Um Stimmen zu bekommen, hat Nawrocki eine Forderungsliste der rechtsextremen Partei „Konfederacja“ unterschrieben, später in einem Interview aber erklärt, er könne sich durchaus Zusammenarbeit mit der Regierung Tusk vorstellen – vor allem für mehr Sicherheit und weniger Steuerlast, aber selbst bei für die PiS-Wählerschaft so sensiblen Themen wie legalen gleichgeschlechtlichen Partnerschaften.

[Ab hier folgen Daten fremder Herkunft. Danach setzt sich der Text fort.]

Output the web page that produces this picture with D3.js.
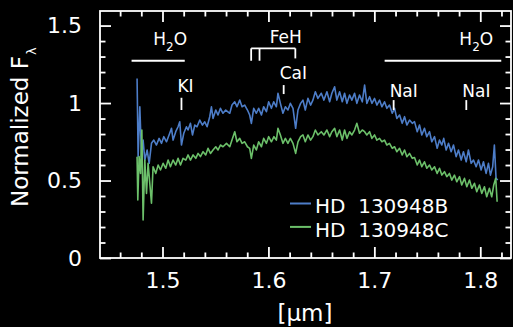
<!DOCTYPE html>
<html><head><meta charset="utf-8">
<script src="https://cdn.jsdelivr.net/npm/d3@7"></script>
<style>
html,body{margin:0;padding:0;background:#000;}
svg{display:block;}
text{font-family:"DejaVu Sans",sans-serif;fill:#fff;}
</style>
</head><body>
<svg id="c" width="513" height="327"></svg>
<script>
// ---- data (wavelength in micron, normalized flux) ----
const waveB = [
1.4760,1.4770,1.4786,1.4802,1.4817,1.4833,1.4855,1.4874,1.4896,1.4918,
1.4943,1.4968,1.4991,1.5012,1.5038,1.5062,1.5085,1.5100,1.5125,1.5147,
1.5163,1.5179,1.5201,1.5226,1.5241,1.5264,1.5283,1.5305,1.5326,1.5352,
1.5377,1.5399,1.5421,1.5446,1.5462,1.5477,1.5503,1.5524,1.5547,1.5571,
1.5597,1.5635,1.5656,1.5682,1.5703,1.5729,1.5751,1.5776,1.5802,1.5823,
1.5839,1.5861,1.5886,1.5908,1.5934,1.5955,1.5981,1.6002,1.6028,1.6050,
1.6075,1.6090,1.6113,1.6137,1.6160,1.6184,1.6207,1.6232,1.6257,1.6279,
1.6304,1.6326,1.6348,1.6373,1.6398,1.6420,1.6443,1.6467,1.6499,1.6524,
1.6552,1.6578,1.6599,1.6625,1.6646,1.6672,1.6697,1.6719,1.6741,1.6766,
1.6788,1.6813,1.6835,1.6860,1.6886,1.6908,1.6929,1.6955,1.6977,1.7002,
1.7024,1.7049,1.7071,1.7096,1.7118,1.7143,1.7169,1.7191,1.7212,1.7238,
1.7263,1.7285,1.7307,1.7332,1.7358,1.7379,1.7405,1.7426,1.7448,1.7473,
1.7495,1.7521,1.7542,1.7568,1.7593,1.7615,1.7637,1.7655,1.7678,1.7700,
1.7725,1.7747,1.7772,1.7794,1.7820,1.7841,1.7867,1.7888,1.7914,1.7936,
1.7961,1.7983,1.8008,1.8030,1.8055,1.8077,1.8096,1.8117,1.8133,1.8149,
1.8165];
const fluxB = [
1.159,0.654,0.976,0.654,0.761,0.632,0.697,0.611,0.740,0.761,
0.729,0.772,0.740,0.783,0.750,0.794,0.837,0.761,0.815,0.847,
0.879,0.729,0.805,0.847,0.826,0.869,0.794,0.858,0.847,0.890,
0.858,0.879,0.847,0.912,0.976,0.901,0.955,0.923,0.966,0.934,
0.955,0.934,0.987,1.008,0.976,1.019,0.976,0.987,0.955,0.923,
0.869,0.966,0.934,0.966,0.923,0.976,0.944,1.008,0.966,1.008,
0.976,1.063,0.998,0.934,0.976,0.955,0.998,0.966,0.837,0.955,
0.998,1.019,0.955,1.030,0.987,1.019,1.073,1.030,1.063,1.019,
1.073,1.008,1.063,1.105,1.019,1.073,1.008,1.063,0.998,1.052,
1.019,1.063,0.998,1.052,1.008,1.116,0.998,1.041,0.998,1.030,
0.987,1.019,0.976,1.008,0.966,0.987,0.934,0.966,0.901,0.923,
0.869,0.912,0.858,0.890,0.869,0.880,0.815,0.858,0.794,0.837,
0.783,0.815,0.750,0.783,0.708,0.761,0.729,0.772,0.697,0.740,
0.686,0.729,0.654,0.697,0.632,0.686,0.621,0.697,0.611,0.632,
0.589,0.632,0.568,0.621,0.546,0.611,0.535,0.589,0.729,0.514,
0.503];
const waveC = [
1.4760,1.4767,1.4779,1.4793,1.4805,1.4817,1.4833,1.4849,1.4864,1.4880,
1.4896,1.4911,1.4937,1.4959,1.4981,1.5006,1.5031,1.5053,1.5075,1.5100,
1.5125,1.5147,1.5170,1.5194,1.5220,1.5241,1.5264,1.5289,1.5314,1.5336,
1.5358,1.5383,1.5408,1.5430,1.5453,1.5477,1.5503,1.5524,1.5547,1.5571,
1.5604,1.5635,1.5656,1.5682,1.5703,1.5729,1.5751,1.5776,1.5802,1.5823,
1.5839,1.5861,1.5886,1.5908,1.5934,1.5955,1.5981,1.6002,1.6028,1.6052,
1.6075,1.6090,1.6113,1.6137,1.6160,1.6184,1.6207,1.6232,1.6257,1.6279,
1.6304,1.6326,1.6348,1.6373,1.6398,1.6420,1.6443,1.6467,1.6499,1.6524,
1.6552,1.6578,1.6599,1.6625,1.6646,1.6672,1.6697,1.6719,1.6741,1.6766,
1.6788,1.6813,1.6835,1.6860,1.6886,1.6908,1.6929,1.6955,1.6977,1.7002,
1.7024,1.7049,1.7071,1.7096,1.7118,1.7143,1.7169,1.7191,1.7212,1.7238,
1.7263,1.7285,1.7307,1.7332,1.7358,1.7379,1.7405,1.7426,1.7448,1.7473,
1.7495,1.7521,1.7542,1.7568,1.7593,1.7615,1.7637,1.7662,1.7684,1.7709,
1.7731,1.7756,1.7778,1.7804,1.7825,1.7851,1.7873,1.7898,1.7920,1.7945,
1.7967,1.7992,1.8014,1.8039,1.8061,1.8086,1.8108,1.8127,1.8146,1.8159];
const fluxC = [
0.654,0.374,0.654,0.546,0.826,0.245,0.632,0.417,0.611,0.482,
0.353,0.589,0.546,0.600,0.568,0.611,0.579,0.632,0.589,0.632,
0.600,0.643,0.600,0.643,0.632,0.665,0.632,0.665,0.643,0.675,
0.654,0.686,0.665,0.708,0.675,0.697,0.718,0.697,0.729,0.718,
0.740,0.718,0.761,0.815,0.750,0.772,0.740,0.750,0.718,0.708,
0.643,0.729,0.697,0.750,0.718,0.772,0.740,0.783,0.750,0.783,
0.761,0.837,0.794,0.740,0.772,0.740,0.772,0.740,0.675,0.750,
0.783,0.794,0.750,0.794,0.761,0.783,0.826,0.794,0.815,0.794,
0.826,0.783,0.815,0.837,0.783,0.826,0.761,0.826,0.772,0.815,
0.794,0.826,0.869,0.805,0.826,0.815,0.794,0.815,0.772,0.794,
0.761,0.772,0.750,0.761,0.729,0.740,0.708,0.718,0.686,0.708,
0.665,0.697,0.654,0.675,0.643,0.648,0.600,0.632,0.589,0.621,
0.579,0.600,0.568,0.589,0.546,0.579,0.535,0.557,0.525,0.546,
0.503,0.535,0.492,0.525,0.471,0.514,0.460,0.503,0.450,0.482,
0.428,0.471,0.417,0.460,0.395,0.450,0.395,0.471,0.514,0.363];

const seriesNames = ["HD  130948B", "HD  130948C"];
const xTickValues = [1.5, 1.6, 1.7, 1.8];
const xTickLabels = ["1.5", "1.6", "1.7", "1.8"];
const yTickValues = [0, 0.5, 1, 1.5];
const yTickLabels = ["0", "0.5", "1", "1.5"];

// spectral features
const waterBands = [[1.4708, 1.5210], [1.7097, 1.8198]];
const waterLabelW = [1.5072, 1.7962];
const fehHeads = [1.5837, 1.5916, 1.6254];
const fehLabelW = 1.6163;
const atomLabels = ["KI", "CaI", "NaI", "NaI"];
const atomWaves = [1.5179, 1.6144, 1.7182, 1.7868];

// ---- layout / style ----
const colors = ["#4d7dc8", "#6cc06a"];
const svg = d3.select("#c");
svg.append("rect").attr("width", 513).attr("height", 327).attr("fill", "#000");

const x = d3.scaleLinear().domain([1.441, 1.829]).range([100, 511]);
const y = d3.scaleLinear().domain([0, 1.594]).range([258, 11]);

// spectra
const line = d3.line().x(d => x(d[0])).y(d => y(d[1]));
const series = [d3.zip(waveB, fluxB), d3.zip(waveC, fluxC)];
svg.append("defs").append("clipPath").attr("id", "clip")
  .append("rect").attr("x", 100).attr("y", 11).attr("width", 411).attr("height", 247);
svg.append("g").attr("clip-path", "url(#clip)")
  .selectAll("path").data(series).join("path")
  .attr("d", line).attr("fill", "none")
  .attr("stroke", (d, i) => colors[i]).attr("stroke-width", 1.6)
  .attr("stroke-linejoin", "round");

// axes
const sw = 1.8;
const majorLen = 11, minorLen = 5.5;
const xMinor = d3.range(72, 92).map(i => +(i * 0.02).toFixed(2)).filter(v => v > 1.441 && v < 1.829 && Math.round(v * 100) % 10 !== 0);
const yMinor = d3.range(1, 16).map(i => +(i * 0.1).toFixed(1)).filter(v => Math.round(v * 10) % 5 !== 0);

function styleAxis(g) {
  g.attr("color", "#fff");
  g.select(".domain").remove();
  g.selectAll("line").attr("stroke-width", sw);
  g.selectAll("text").attr("font-family", "DejaVu Sans, sans-serif").attr("font-size", 22).attr("fill", "#fff");
}
// bottom
svg.append("g").attr("transform", "translate(0,258)")
  .call(d3.axisBottom(x).tickValues(xMinor).tickSize(-minorLen).tickFormat("")).call(styleAxis);
svg.append("g").attr("transform", "translate(0,258)")
  .call(d3.axisBottom(x).tickValues(xTickValues).tickSize(-majorLen).tickPadding(14)
    .tickFormat((d, i) => xTickLabels[i])).call(styleAxis);
// top
svg.append("g").attr("transform", "translate(0,11)")
  .call(d3.axisTop(x).tickValues(xMinor).tickSize(-minorLen).tickFormat("")).call(styleAxis);
svg.append("g").attr("transform", "translate(0,11)")
  .call(d3.axisTop(x).tickValues(xTickValues).tickSize(-majorLen).tickFormat("")).call(styleAxis);
// left
svg.append("g").attr("transform", "translate(100,0)")
  .call(d3.axisLeft(y).tickValues(yMinor).tickSize(-minorLen).tickFormat("")).call(styleAxis);
svg.append("g").attr("transform", "translate(100,0)")
  .call(d3.axisLeft(y).tickValues(yTickValues).tickSize(-majorLen).tickPadding(18)
    .tickFormat((d, i) => yTickLabels[i])).call(styleAxis);
// right
svg.append("g").attr("transform", "translate(511,0)")
  .call(d3.axisRight(y).tickValues(yMinor).tickSize(-minorLen).tickFormat("")).call(styleAxis);
svg.append("g").attr("transform", "translate(511,0)")
  .call(d3.axisRight(y).tickValues(yTickValues).tickSize(-majorLen).tickFormat("")).call(styleAxis);

// frame
svg.append("rect").attr("x", x.range()[0]).attr("y", y.range()[1])
  .attr("width", x.range()[1] - x.range()[0]).attr("height", y.range()[0] - y.range()[1])
  .attr("fill", "none").attr("stroke", "#fff").attr("stroke-width", sw);

// axis titles
svg.append("text").attr("x", 305).attr("y", 321).attr("text-anchor", "middle")
  .attr("font-size", 23).text("[μm]");
const yl = svg.append("text").attr("transform", "translate(28,207) rotate(-90)")
  .attr("font-size", 23);
yl.append("tspan").text("Normalized F");
yl.append("tspan").attr("dx", 1).attr("dy", 8).attr("font-size", 13).text("λ");

// annotations
const ann = svg.append("g").attr("stroke", "#fff").attr("stroke-width", sw);
const bandLevel = 1.273, labelBase = 1.374;
waterBands.forEach((b, i) => {
  ann.append("line").attr("x1", x(b[0])).attr("x2", x(b[1]))
    .attr("y1", y(bandLevel)).attr("y2", y(bandLevel));
  const t = svg.append("text").attr("x", x(waterLabelW[i])).attr("y", y(labelBase))
    .attr("text-anchor", "middle").attr("font-size", 17);
  t.append("tspan").text("H");
  t.append("tspan").attr("font-size", 12).attr("dy", 6).text("2");
  t.append("tspan").attr("dy", -6).text("O");
});
// FeH bracket
const fehTop = 1.353, fehBottom = [1.273, 1.273, 1.288];
ann.append("line").attr("x1", x(fehHeads[0])).attr("x2", x(fehHeads[2]))
  .attr("y1", y(fehTop)).attr("y2", y(fehTop));
fehHeads.forEach((w, i) => {
  ann.append("line").attr("x1", x(w)).attr("x2", x(w))
    .attr("y1", y(fehTop)).attr("y2", y(fehBottom[i]));
});
svg.append("text").attr("x", x(fehLabelW)).attr("y", y(1.389))
  .attr("text-anchor", "middle").attr("font-size", 17).text("FeH");
// atomic lines
const atomLevels = [[0.955, 1.034, 1.072], [1.058, 1.116, 1.155], [0.955, 1.019, 1.039], [0.955, 1.019, 1.039]];
atomWaves.forEach((w, i) => {
  const lv = atomLevels[i];
  ann.append("line").attr("x1", x(w)).attr("x2", x(w))
    .attr("y1", y(lv[0])).attr("y2", y(lv[1]));
  svg.append("text").attr("x", x(w) - 4).attr("y", y(lv[2]))
    .attr("font-size", 17).text(atomLabels[i]);
});

// legend
const leg = svg.append("g");
seriesNames.forEach((n, i) => {
  const yy = 203.5 + i * 23.4;
  leg.append("line").attr("x1", 290).attr("x2", 311).attr("y1", yy).attr("y2", yy)
    .attr("stroke", colors[i]).attr("stroke-width", 2);
  leg.append("text").attr("x", 315).attr("y", yy + 9.7).attr("font-size", 20)
    .style("white-space", "pre").text(n);
});
</script>
</body></html>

Lernfähig – aber in welche Richtung?

Nawrocki sei ein Unbekannter, den Polen erst jetzt, als Präsidenten, richtig kennenlernen wird, sagt der Warschauer Politologe Antoni Dudek. „Die Zeit wird zeigen, ob es eine qualitative Veränderung der polnischen Politik gibt oder ob Karol Nawrocki lediglich als Rammbock fungiert, mit dessen Hilfe die PiS die Regierung Tusk stürzen wird und Nawrocki danach eine loyaler Mitarbeiter des Vorsitzenden Kaczyński ist.“

Eines aber, sagt Dudek, müsse man dem neuen Präsidenten zweifellos zugestehen: Im Wahlkampf sei er als Underdog gestartet und habe doch gewonnen. Karol Nawrocki sei ein Kämpfer, einer, der sehr schnell lerne.